** Dataset **
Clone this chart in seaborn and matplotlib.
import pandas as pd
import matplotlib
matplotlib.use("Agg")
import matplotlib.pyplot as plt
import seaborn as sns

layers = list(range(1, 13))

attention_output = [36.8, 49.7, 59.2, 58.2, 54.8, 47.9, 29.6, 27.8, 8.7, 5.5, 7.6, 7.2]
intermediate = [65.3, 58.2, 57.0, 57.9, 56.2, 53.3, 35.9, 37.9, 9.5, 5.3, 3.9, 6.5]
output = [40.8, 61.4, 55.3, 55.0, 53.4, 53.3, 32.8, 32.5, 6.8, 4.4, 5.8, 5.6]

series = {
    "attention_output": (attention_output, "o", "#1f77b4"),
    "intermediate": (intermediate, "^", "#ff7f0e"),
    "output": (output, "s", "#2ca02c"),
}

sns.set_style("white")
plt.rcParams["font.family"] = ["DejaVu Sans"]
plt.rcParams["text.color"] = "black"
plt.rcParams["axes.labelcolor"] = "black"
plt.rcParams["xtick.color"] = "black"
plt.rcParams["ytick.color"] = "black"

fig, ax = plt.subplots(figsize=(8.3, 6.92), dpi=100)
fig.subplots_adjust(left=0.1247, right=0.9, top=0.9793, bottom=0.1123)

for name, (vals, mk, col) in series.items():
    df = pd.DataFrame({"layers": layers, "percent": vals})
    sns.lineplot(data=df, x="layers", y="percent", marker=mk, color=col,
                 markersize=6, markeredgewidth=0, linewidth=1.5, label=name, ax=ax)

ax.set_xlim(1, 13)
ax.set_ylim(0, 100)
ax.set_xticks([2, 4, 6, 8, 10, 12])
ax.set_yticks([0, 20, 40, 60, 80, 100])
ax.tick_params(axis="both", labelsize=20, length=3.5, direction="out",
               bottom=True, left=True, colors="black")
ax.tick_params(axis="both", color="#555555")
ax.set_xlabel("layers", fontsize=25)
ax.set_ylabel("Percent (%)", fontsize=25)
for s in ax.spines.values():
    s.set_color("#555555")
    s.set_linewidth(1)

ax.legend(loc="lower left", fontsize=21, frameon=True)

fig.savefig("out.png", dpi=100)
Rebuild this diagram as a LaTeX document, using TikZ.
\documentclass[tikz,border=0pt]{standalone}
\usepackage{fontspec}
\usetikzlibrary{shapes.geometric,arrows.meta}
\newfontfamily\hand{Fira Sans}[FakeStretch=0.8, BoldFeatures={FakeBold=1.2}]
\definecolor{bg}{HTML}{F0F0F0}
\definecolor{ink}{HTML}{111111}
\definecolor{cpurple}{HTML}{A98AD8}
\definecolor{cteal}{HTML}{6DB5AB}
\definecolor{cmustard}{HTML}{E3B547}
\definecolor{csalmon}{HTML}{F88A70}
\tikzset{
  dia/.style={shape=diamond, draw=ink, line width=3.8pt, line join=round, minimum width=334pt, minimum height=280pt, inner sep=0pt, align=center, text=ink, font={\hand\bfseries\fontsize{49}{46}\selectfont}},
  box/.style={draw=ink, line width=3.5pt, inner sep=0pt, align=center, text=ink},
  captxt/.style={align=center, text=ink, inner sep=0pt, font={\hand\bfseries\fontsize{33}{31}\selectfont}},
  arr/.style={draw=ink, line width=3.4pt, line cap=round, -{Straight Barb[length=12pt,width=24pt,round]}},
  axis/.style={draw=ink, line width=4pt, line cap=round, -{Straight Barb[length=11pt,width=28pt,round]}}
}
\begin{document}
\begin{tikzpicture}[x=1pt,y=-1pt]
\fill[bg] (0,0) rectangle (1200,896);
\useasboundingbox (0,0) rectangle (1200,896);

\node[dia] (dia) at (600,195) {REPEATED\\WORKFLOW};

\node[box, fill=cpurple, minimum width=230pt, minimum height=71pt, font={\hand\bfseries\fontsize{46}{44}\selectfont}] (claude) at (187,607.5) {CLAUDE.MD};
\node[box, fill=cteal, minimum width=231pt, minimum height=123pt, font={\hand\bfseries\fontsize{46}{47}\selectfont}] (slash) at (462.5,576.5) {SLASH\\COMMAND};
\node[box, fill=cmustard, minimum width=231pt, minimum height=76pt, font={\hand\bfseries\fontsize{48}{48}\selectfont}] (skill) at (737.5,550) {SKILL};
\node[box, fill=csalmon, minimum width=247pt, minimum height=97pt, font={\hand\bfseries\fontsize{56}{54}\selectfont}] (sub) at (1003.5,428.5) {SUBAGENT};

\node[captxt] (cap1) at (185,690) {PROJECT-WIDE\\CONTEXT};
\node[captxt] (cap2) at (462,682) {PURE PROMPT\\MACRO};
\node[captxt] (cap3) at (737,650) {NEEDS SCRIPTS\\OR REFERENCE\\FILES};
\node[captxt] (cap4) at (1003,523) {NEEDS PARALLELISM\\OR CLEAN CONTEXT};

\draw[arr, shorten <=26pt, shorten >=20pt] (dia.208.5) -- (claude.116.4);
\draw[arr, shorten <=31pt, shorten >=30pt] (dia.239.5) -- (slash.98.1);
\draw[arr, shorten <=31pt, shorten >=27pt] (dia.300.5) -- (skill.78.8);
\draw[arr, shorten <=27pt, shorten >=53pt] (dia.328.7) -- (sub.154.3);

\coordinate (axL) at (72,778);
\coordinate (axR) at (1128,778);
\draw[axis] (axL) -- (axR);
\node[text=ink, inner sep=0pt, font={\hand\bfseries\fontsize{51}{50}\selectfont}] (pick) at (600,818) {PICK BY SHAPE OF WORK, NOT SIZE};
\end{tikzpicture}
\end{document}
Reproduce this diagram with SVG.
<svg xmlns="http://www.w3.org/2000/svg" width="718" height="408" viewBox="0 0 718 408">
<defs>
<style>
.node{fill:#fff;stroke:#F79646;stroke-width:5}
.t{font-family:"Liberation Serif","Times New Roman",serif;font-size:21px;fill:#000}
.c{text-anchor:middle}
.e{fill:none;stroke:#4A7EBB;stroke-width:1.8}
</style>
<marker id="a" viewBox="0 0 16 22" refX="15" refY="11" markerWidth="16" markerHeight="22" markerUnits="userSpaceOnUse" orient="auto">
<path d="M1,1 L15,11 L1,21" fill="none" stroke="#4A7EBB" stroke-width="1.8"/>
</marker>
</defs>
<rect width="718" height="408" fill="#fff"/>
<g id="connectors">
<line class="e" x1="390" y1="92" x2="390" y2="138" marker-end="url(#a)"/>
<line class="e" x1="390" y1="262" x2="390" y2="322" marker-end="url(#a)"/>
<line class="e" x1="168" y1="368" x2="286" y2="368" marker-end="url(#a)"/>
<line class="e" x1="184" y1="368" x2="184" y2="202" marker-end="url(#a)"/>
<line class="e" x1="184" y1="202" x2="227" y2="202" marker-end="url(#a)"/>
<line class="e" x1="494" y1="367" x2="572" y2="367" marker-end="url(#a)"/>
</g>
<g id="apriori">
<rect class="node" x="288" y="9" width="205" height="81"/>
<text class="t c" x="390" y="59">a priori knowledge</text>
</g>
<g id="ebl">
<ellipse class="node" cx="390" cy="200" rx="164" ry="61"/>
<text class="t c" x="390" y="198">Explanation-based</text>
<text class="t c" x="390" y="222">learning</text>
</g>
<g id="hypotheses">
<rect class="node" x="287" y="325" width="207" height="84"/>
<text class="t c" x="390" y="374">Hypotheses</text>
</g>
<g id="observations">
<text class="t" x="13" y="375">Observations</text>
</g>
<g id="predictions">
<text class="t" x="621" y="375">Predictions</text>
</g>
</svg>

...

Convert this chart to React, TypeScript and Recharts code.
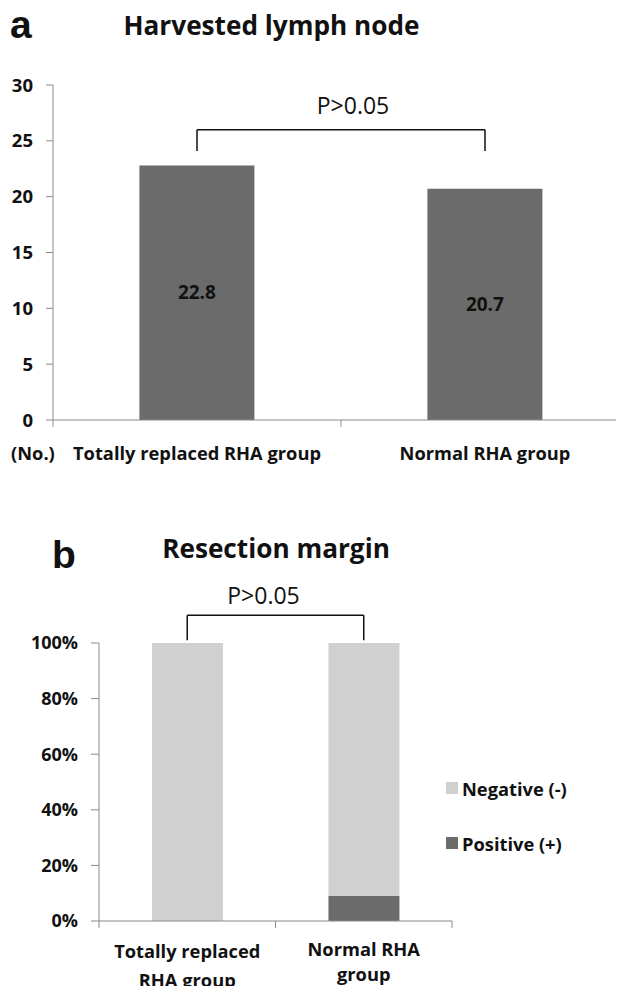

** Short problem **
Show all lines from the data above in which the word "diagram" appears.

** Solution to this exercise **
Rebuild this diagram as a LaTeX document, using TikZ.
Reproduce this diagram with SVG.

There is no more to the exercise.